DATA ROWS:
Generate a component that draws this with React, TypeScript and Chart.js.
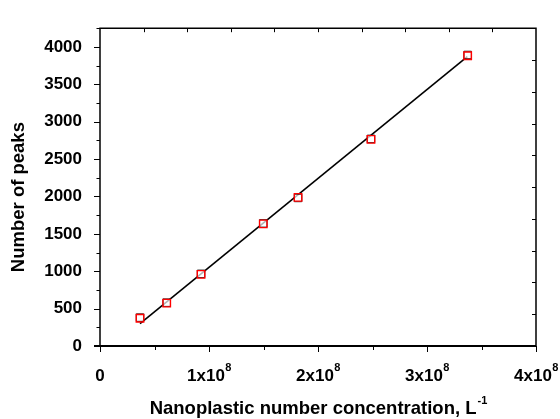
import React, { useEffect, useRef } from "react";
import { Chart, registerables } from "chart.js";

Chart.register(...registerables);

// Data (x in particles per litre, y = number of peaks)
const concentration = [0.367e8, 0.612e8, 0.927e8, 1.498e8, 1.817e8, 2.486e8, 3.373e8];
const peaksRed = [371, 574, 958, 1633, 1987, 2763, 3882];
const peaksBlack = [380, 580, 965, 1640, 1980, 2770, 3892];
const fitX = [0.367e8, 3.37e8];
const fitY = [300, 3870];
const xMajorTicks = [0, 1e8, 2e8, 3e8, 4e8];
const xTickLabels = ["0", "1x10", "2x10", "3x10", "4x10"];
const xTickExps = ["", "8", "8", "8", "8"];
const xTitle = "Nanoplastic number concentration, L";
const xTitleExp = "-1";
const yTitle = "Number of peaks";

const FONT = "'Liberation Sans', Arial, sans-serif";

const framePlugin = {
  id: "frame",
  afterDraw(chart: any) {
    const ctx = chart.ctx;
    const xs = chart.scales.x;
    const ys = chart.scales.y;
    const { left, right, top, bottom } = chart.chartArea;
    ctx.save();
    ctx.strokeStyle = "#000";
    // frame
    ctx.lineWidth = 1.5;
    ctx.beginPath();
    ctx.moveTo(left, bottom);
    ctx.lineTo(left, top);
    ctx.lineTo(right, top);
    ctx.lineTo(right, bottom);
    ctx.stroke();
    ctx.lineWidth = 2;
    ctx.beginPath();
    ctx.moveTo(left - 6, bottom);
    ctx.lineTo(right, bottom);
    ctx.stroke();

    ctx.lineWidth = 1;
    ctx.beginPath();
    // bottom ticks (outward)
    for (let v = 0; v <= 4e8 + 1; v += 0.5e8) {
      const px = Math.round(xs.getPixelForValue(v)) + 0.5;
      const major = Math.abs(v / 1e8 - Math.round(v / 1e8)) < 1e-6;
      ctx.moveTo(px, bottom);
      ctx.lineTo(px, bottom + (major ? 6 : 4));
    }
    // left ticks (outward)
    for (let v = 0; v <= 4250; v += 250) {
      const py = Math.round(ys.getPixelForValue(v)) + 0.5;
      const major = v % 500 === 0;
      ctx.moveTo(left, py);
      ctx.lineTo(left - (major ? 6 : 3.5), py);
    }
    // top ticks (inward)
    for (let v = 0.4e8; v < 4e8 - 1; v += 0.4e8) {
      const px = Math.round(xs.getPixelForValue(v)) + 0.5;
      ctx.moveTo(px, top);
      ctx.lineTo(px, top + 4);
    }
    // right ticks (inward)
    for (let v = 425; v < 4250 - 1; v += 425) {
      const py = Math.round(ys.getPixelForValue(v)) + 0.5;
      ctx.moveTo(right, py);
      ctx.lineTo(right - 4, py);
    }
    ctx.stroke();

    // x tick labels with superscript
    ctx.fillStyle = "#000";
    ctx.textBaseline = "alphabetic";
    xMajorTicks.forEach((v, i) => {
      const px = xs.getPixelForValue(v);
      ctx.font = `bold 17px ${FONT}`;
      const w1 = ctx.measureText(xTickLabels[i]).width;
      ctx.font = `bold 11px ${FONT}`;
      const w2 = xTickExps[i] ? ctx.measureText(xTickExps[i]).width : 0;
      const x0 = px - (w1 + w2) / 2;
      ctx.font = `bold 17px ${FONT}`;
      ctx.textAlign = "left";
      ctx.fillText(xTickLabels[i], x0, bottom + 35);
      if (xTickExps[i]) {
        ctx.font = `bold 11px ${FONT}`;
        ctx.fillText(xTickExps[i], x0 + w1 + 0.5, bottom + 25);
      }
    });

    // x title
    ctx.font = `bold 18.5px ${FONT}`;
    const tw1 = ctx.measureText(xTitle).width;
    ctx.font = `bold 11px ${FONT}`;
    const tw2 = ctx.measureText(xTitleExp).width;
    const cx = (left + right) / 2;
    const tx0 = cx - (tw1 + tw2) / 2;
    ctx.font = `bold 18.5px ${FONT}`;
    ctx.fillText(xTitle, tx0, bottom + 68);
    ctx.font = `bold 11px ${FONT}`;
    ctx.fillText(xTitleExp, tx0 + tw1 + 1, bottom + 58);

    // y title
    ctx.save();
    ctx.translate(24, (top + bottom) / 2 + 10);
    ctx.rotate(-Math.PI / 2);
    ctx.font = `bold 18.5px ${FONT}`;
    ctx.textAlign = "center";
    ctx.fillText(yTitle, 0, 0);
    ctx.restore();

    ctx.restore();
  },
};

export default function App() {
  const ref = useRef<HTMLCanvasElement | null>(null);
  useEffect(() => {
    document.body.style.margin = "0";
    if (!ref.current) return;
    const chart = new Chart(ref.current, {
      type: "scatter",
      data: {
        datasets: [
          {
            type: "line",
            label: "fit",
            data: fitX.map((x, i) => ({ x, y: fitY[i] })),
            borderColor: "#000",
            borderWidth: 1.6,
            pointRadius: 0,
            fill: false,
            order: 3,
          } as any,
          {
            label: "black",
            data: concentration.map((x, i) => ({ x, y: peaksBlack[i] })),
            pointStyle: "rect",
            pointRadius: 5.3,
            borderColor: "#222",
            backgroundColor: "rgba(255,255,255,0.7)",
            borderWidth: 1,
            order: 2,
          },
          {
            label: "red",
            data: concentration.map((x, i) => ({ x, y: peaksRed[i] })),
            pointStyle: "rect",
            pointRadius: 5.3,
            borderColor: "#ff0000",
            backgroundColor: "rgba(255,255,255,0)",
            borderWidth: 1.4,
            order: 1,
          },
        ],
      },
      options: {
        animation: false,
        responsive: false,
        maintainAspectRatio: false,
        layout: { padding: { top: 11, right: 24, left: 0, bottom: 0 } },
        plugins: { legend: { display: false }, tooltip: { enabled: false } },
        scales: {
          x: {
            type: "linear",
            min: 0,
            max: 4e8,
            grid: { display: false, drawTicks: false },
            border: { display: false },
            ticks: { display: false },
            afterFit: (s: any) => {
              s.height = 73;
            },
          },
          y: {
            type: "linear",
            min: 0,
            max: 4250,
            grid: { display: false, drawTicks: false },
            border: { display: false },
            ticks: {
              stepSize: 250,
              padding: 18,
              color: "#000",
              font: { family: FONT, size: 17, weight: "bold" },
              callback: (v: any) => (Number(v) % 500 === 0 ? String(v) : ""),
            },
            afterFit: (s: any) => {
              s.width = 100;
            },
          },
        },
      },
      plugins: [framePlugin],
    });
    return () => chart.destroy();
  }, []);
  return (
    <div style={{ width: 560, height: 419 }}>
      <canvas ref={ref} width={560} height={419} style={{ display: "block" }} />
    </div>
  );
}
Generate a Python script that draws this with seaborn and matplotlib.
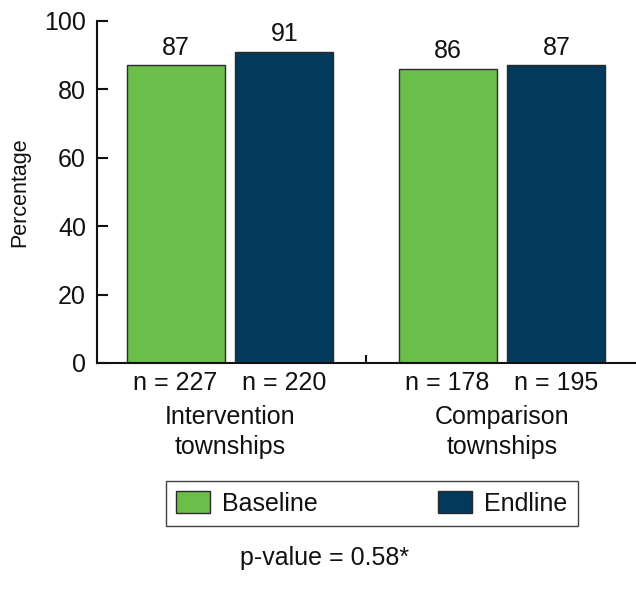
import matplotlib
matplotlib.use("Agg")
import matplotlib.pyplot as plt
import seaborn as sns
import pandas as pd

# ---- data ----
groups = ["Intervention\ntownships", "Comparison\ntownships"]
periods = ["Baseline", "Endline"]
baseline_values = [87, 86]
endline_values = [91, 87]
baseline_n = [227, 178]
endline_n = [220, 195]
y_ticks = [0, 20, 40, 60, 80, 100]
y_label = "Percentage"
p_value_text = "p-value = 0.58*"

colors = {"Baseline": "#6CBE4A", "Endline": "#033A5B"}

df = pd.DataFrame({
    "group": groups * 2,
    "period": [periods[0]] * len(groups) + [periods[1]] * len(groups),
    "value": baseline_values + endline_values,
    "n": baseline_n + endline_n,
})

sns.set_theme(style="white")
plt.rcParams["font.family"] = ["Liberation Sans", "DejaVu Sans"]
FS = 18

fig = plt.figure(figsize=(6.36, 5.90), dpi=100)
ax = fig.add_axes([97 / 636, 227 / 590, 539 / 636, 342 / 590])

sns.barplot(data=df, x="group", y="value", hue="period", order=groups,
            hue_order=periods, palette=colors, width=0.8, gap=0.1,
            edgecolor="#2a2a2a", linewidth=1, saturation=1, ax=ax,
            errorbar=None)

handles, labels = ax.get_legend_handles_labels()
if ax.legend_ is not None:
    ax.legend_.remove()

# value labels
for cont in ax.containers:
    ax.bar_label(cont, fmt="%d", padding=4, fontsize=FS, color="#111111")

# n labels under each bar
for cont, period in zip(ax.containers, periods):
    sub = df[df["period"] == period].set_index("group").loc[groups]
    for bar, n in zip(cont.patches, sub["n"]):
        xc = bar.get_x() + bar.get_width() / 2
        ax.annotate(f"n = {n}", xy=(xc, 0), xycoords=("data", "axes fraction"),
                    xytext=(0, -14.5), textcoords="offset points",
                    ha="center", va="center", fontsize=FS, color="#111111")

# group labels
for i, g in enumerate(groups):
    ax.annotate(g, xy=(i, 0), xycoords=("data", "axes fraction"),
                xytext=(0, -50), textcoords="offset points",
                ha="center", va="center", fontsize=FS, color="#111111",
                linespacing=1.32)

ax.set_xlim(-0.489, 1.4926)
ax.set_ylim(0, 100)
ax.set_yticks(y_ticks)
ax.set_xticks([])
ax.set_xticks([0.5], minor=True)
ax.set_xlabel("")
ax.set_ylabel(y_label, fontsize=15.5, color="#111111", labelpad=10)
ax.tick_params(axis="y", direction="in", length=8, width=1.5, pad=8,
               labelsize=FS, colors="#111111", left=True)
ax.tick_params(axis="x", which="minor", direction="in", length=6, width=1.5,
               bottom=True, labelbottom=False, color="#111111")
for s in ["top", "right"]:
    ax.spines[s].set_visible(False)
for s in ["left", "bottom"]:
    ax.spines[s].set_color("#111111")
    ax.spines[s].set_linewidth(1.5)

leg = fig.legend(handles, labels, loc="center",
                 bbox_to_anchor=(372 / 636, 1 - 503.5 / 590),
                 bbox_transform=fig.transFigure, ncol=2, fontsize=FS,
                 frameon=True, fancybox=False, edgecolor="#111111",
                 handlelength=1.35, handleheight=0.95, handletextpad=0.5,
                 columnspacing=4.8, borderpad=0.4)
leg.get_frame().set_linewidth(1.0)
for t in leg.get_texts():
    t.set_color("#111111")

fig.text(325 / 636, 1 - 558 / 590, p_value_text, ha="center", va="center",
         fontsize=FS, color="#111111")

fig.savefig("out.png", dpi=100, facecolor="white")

REQUIRED TASK:
Exactly reproduce the lines from the line holding "Generate a Python" through the line holding "errorbar=None)", and only those; pictures are to be left out.

OUTPUT OF THE EXERCISE:
Generate a Python script that draws this with seaborn and matplotlib.
import matplotlib
matplotlib.use("Agg")
import matplotlib.pyplot as plt
import seaborn as sns
import pandas as pd

# ---- data ----
groups = ["Intervention\ntownships", "Comparison\ntownships"]
periods = ["Baseline", "Endline"]
baseline_values = [87, 86]
endline_values = [91, 87]
baseline_n = [227, 178]
endline_n = [220, 195]
y_ticks = [0, 20, 40, 60, 80, 100]
y_label = "Percentage"
p_value_text = "p-value = 0.58*"

colors = {"Baseline": "#6CBE4A", "Endline": "#033A5B"}

df = pd.DataFrame({
    "group": groups * 2,
    "period": [periods[0]] * len(groups) + [periods[1]] * len(groups),
    "value": baseline_values + endline_values,
    "n": baseline_n + endline_n,
})

sns.set_theme(style="white")
plt.rcParams["font.family"] = ["Liberation Sans", "DejaVu Sans"]
FS = 18

fig = plt.figure(figsize=(6.36, 5.90), dpi=100)
ax = fig.add_axes([97 / 636, 227 / 590, 539 / 636, 342 / 590])

sns.barplot(data=df, x="group", y="value", hue="period", order=groups,
            hue_order=periods, palette=colors, width=0.8, gap=0.1,
            edgecolor="#2a2a2a", linewidth=1, saturation=1, ax=ax,
            errorbar=None)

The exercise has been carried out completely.